Cada vez es más cercana y evidente la relación entre el artista y el mundo de las enfermedades psiquiátricas, donde el arte juega un papel terapéutico que raras veces funciona como cura definitiva, pero sí como paliativo.

5 de marzo de 2019 Por: Santiago Gamboa

Cada vez es más cercana y evidente la relación entre el artista y el mundo de las enfermedades psiquiátricas, donde el arte juega un papel terapéutico que raras veces funciona como cura definitiva, pero sí como paliativo. Van Gogh sería el caso emblemático del hombre atormentado que, a través de su fuerte coloración y su pincelada gruesa, nos muestra esos laberintos mentales que al final lo condujeron a la muerte. Porque el arte no sólo nos muestra los mundos posibles; también el universo deformado y hecho astillas de quienes lo ven a través de obsesiones de origen clínico, y que a menudo son percibidas como brotes de genialidad. De ahí el enorme prestigio de la locura en el arte. En Diario de un genio, Salvador Dalí dice: “La única diferencia entre un loco y yo, es que yo no estoy loco”.

El mundo literario, por supuesto, tiene sus personalidades importantes y trastornadas. Edgar Allan Poe habría sido un interesantísimo caso para cualquier psiquiatra. La bipolaridad, los brotes psicóticos y la esquizofrenia parecen abonar esa indispensable característica de ‘ser otro’ que da tanto rédito en cualquier disciplina artística. “Yo es otro”, sentenció Rimbaud, proponiendo un cierto desdoblamiento artístico, algo contra lo cual, en la vida cotidiana, el enfermo psiquiátrico combate.

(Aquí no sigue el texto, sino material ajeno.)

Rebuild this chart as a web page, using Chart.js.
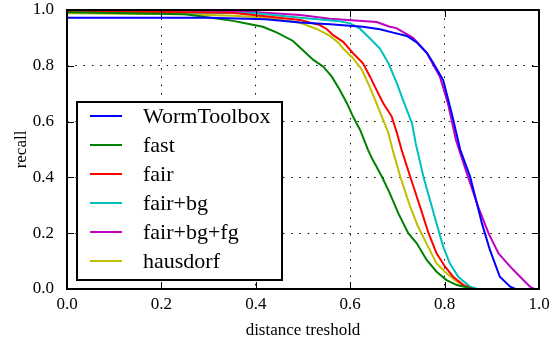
<!DOCTYPE html>
<html>
<head>
<meta charset="utf-8">
<script src="https://cdn.jsdelivr.net/npm/chart.js@4/dist/chart.umd.min.js"></script>
<style>
  html, body { margin: 0; padding: 0; background: #fff; }
  #wrap { width: 554px; height: 341px; }
</style>
</head>
<body>
<div id="wrap"><canvas id="recallChart"></canvas></div>
<script>
"use strict";

const seriesNames = ["WormToolbox", "fast", "fair", "fair+bg", "fair+bg+fg", "hausdorf"];
const seriesColors = ["#0000ff", "#008000", "#ff0000", "#00bfbf", "#bf00bf", "#bfbf00"];
const tickValues = [0.0, 0.2, 0.4, 0.6, 0.8, 1.0];

const wormX = [0, 0.3, 0.42, 0.494, 0.557, 0.627, 0.663, 0.691, 0.72, 0.741, 0.763, 0.776, 0.797, 0.815, 0.833, 0.854, 0.879, 0.896, 0.917, 0.939, 0.95, 1.0];
const wormY = [0.972, 0.972, 0.967, 0.955, 0.949, 0.94, 0.931, 0.919, 0.907, 0.884, 0.845, 0.81, 0.749, 0.63, 0.5, 0.403, 0.236, 0.14, 0.044, 0.008, 0, 0];

const fastX = [0, 0.25, 0.282, 0.352, 0.388, 0.415, 0.445, 0.479, 0.494, 0.522, 0.543, 0.561, 0.578, 0.593, 0.606, 0.621, 0.638, 0.648, 0.667, 0.684, 0.702, 0.723, 0.741, 0.762, 0.783, 0.804, 0.826, 0.847, 0.86, 1.0];
const fastY = [0.992, 0.985, 0.978, 0.961, 0.949, 0.94, 0.919, 0.889, 0.865, 0.821, 0.797, 0.761, 0.713, 0.666, 0.618, 0.57, 0.498, 0.462, 0.403, 0.343, 0.271, 0.2, 0.164, 0.104, 0.062, 0.032, 0.014, 0.006, 0, 0];

const fairX = [0, 0.35, 0.42, 0.494, 0.536, 0.55, 0.564, 0.585, 0.606, 0.627, 0.642, 0.656, 0.67, 0.688, 0.699, 0.709, 0.727, 0.748, 0.766, 0.783, 0.801, 0.818, 0.84, 0.86, 1.0];
const fairY = [0.996, 0.99, 0.978, 0.964, 0.946, 0.932, 0.91, 0.886, 0.845, 0.809, 0.761, 0.713, 0.666, 0.618, 0.559, 0.498, 0.403, 0.295, 0.2, 0.128, 0.08, 0.044, 0.014, 0, 0];

const fairBgX = [0, 0.4, 0.494, 0.578, 0.6, 0.62, 0.642, 0.663, 0.681, 0.699, 0.712, 0.731, 0.739, 0.755, 0.773, 0.783, 0.797, 0.811, 0.829, 0.854, 0.87, 1.0];
const fairBgY = [0.995, 0.988, 0.972, 0.96, 0.952, 0.934, 0.898, 0.862, 0.809, 0.737, 0.677, 0.594, 0.52, 0.403, 0.295, 0.235, 0.152, 0.092, 0.044, 0.008, 0, 0];

const fairBgFgX = [0, 0.394, 0.494, 0.557, 0.656, 0.684, 0.698, 0.733, 0.762, 0.79, 0.807, 0.824, 0.847, 0.871, 0.893, 0.914, 0.939, 0.96, 0.981, 0.99, 1.0];
const fairBgFgY = [0.996, 0.993, 0.982, 0.969, 0.957, 0.94, 0.935, 0.9, 0.847, 0.761, 0.666, 0.534, 0.415, 0.295, 0.2, 0.128, 0.08, 0.044, 0.008, 0, 0];

const hausX = [0, 0.25, 0.35, 0.42, 0.494, 0.529, 0.557, 0.575, 0.585, 0.606, 0.625, 0.638, 0.653, 0.667, 0.681, 0.69, 0.706, 0.727, 0.744, 0.765, 0.783, 0.804, 0.826, 0.847, 0.86, 1.0];
const hausY = [0.988, 0.985, 0.979, 0.973, 0.954, 0.932, 0.907, 0.883, 0.862, 0.827, 0.785, 0.737, 0.677, 0.618, 0.559, 0.498, 0.403, 0.295, 0.223, 0.152, 0.092, 0.056, 0.026, 0.008, 0, 0];

const seriesX = [wormX, fastX, fairX, fairBgX, fairBgFgX, hausX];
const seriesY = [wormY, fastY, fairY, fairBgY, fairBgFgY, hausY];

const serif = "'Liberation Serif', 'Times New Roman', serif";

function toPoints(xs, ys) {
  return xs.map((x, i) => ({ x: x, y: ys[i] }));
}

// frame with inward ticks on all four sides
const framePlugin = {
  id: "frame",
  afterDatasetsDraw(chart) {
    const { ctx, chartArea: a, scales } = chart;
    ctx.save();
    ctx.strokeStyle = "#000";
    ctx.lineWidth = 1;
    ctx.beginPath();
    tickValues.forEach((v) => {
      const px = Math.round(scales.x.getPixelForValue(v)) + 0.5;
      const py = Math.round(scales.y.getPixelForValue(v)) + 0.5;
      ctx.moveTo(px, a.bottom); ctx.lineTo(px, a.bottom - 7);
      ctx.moveTo(px, a.top); ctx.lineTo(px, a.top + 7);
      ctx.moveTo(a.left, py); ctx.lineTo(a.left + 7, py);
      ctx.moveTo(a.right, py); ctx.lineTo(a.right - 7, py);
    });
    ctx.stroke();
    ctx.lineWidth = 2;
    ctx.strokeRect(a.left, a.top, a.right - a.left, a.bottom - a.top);
    ctx.restore();
  },
};

// matplotlib-like boxed legend in lower left of the axes
const boxLegendPlugin = {
  id: "boxLegend",
  afterDraw(chart) {
    const { ctx, chartArea: a } = chart;
    const boxX = a.left + 10;
    const boxY = a.bottom - 187;
    const boxW = 205;
    const boxH = 178;
    ctx.save();
    ctx.fillStyle = "#fff";
    ctx.fillRect(boxX, boxY, boxW, boxH);
    ctx.strokeStyle = "#000";
    ctx.lineWidth = 2;
    ctx.strokeRect(boxX, boxY, boxW, boxH);
    ctx.font = "22px " + serif;
    ctx.textBaseline = "middle";
    ctx.textAlign = "left";
    chart.data.datasets.forEach((ds, i) => {
      const cy = boxY + 14 + i * 29;
      ctx.strokeStyle = ds.borderColor;
      ctx.lineWidth = 2;
      ctx.beginPath();
      ctx.moveTo(boxX + 13, cy);
      ctx.lineTo(boxX + 45, cy);
      ctx.stroke();
      ctx.fillStyle = "#000";
      ctx.fillText(ds.label, boxX + 66, cy + 1);
    });
    ctx.restore();
  },
};

const datasets = seriesNames.map((name, i) => ({
  label: name,
  data: toPoints(seriesX[i], seriesY[i]),
  borderColor: seriesColors[i],
  backgroundColor: seriesColors[i],
  borderWidth: 2,
  pointRadius: 0,
  tension: 0,
  fill: false,
}));

const gridStyle = {
  color: "#000",
  lineWidth: 1,
  drawTicks: false,
  borderDash: [1.5, 6.8],
};

new Chart(document.getElementById("recallChart"), {
  type: "line",
  data: { datasets: datasets },
  options: {
    responsive: true,
    maintainAspectRatio: false,
    animation: false,
    layout: { padding: { left: 11, right: 15, top: 10, bottom: 0 } },
    plugins: { legend: { display: false }, tooltip: { enabled: false } },
    scales: {
      x: {
        type: "linear",
        min: 0,
        max: 1,
        afterBuildTicks: (scale) => { scale.ticks = tickValues.map((v) => ({ value: v })); },
        afterFit: (scale) => {
          scale.height = 52;
          scale.paddingLeft = 0;
          scale.paddingRight = 0;
        },
        grid: gridStyle,
        border: { display: false, dash: [1.5, 6.8] },
        ticks: {
          color: "#000",
          padding: 5,
          maxRotation: 0,
          font: { family: serif, size: 17 },
          callback: (v) => Number(v).toFixed(1),
        },
        title: {
          display: true,
          text: "distance treshold",
          color: "#000",
          padding: 0,
          font: { family: serif, size: 17 },
        },
      },
      y: {
        type: "linear",
        min: 0,
        max: 1,
        afterBuildTicks: (scale) => { scale.ticks = tickValues.map((v) => ({ value: v })); },
        afterFit: (scale) => {
          scale.width = 56;
          scale.paddingTop = 0;
          scale.paddingBottom = 0;
        },
        grid: gridStyle,
        border: { display: false, dash: [1.5, 6.8] },
        ticks: {
          color: "#000",
          padding: 13,
          font: { family: serif, size: 17 },
          callback: (v) => Number(v).toFixed(1),
        },
        title: {
          display: true,
          text: "recall",
          color: "#000",
          padding: 0,
          font: { family: serif, size: 17 },
        },
      },
    },
  },
  plugins: [framePlugin, boxLegendPlugin],
});
</script>
</body>
</html>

En su célebre Aurelia, Gérard de Nerval nos lleva de la mano al interior de su locura, la cual, según sus biógrafos, se manifestó el día en que encontró en un mercado de las pulgas de París un mueble que se había perdido en uno de sus cuentos. Deterioro del sentido de realidad, psicosis. Dostoievski luchó contra los demonios que lo llevaban a la destrucción a través del juego, que no es otra cosa que la sublimación del deseo de suprimirse para volver a empezar, con cartas nuevas. ¡Una segunda oportunidad!

Y un caso reciente: David Foster Wallace, con una literatura minuciosa y detallada, tanto como su terrible necesidad de encontrar coherencia en un universo que él veía hostil, enemigo, y que intentó comprender en sus libros, obsesivamente, hasta ser derrotado. Se colgó con el cinturón de una de las vigas del techo de su casa a los 48 años.

El caso de Nietzsche es un ejemplo ilustre que, por supuesto, puso en relación la locura con la genialidad, aún a sabiendas de que no todo loco es un genio. Ambos se transforman, como Gregorio Samsa en La metamorfosis, representación literaria de uno de los trastornos de la alterada mente de Kafka.

En medio de todo esto, claro, hubo también autores que simplemente escribieron narraciones sugeridas por su experiencia y su formación intelectual, y que no enloquecieron ni estaban ya locos en el momento de producir sus grandes obras. Bastaría con citar el caso de García Márquez, Borges o Marcel Proust.

Hoy proliferan con éxito textos de contenido biográfico que tienen como fin ‘superar’ un trauma de la vida: la pérdida del padre o de la madre, el haber sobrevivido a la muerte, el sobreponerse a la tragedia de un hijo, etc. Leo por estos días Mis rincones oscuros, de James Ellroy, donde trata el tema de su madre, asesinada, violada y tirada al borde una carretera en 1958. El libro es como el texto que un psicoanalista pediría a su paciente, y es muy bueno, aunque terrible. ¿Será entonces que el destino de la literatura es convertirse en una de las ramas de la psiquiatría?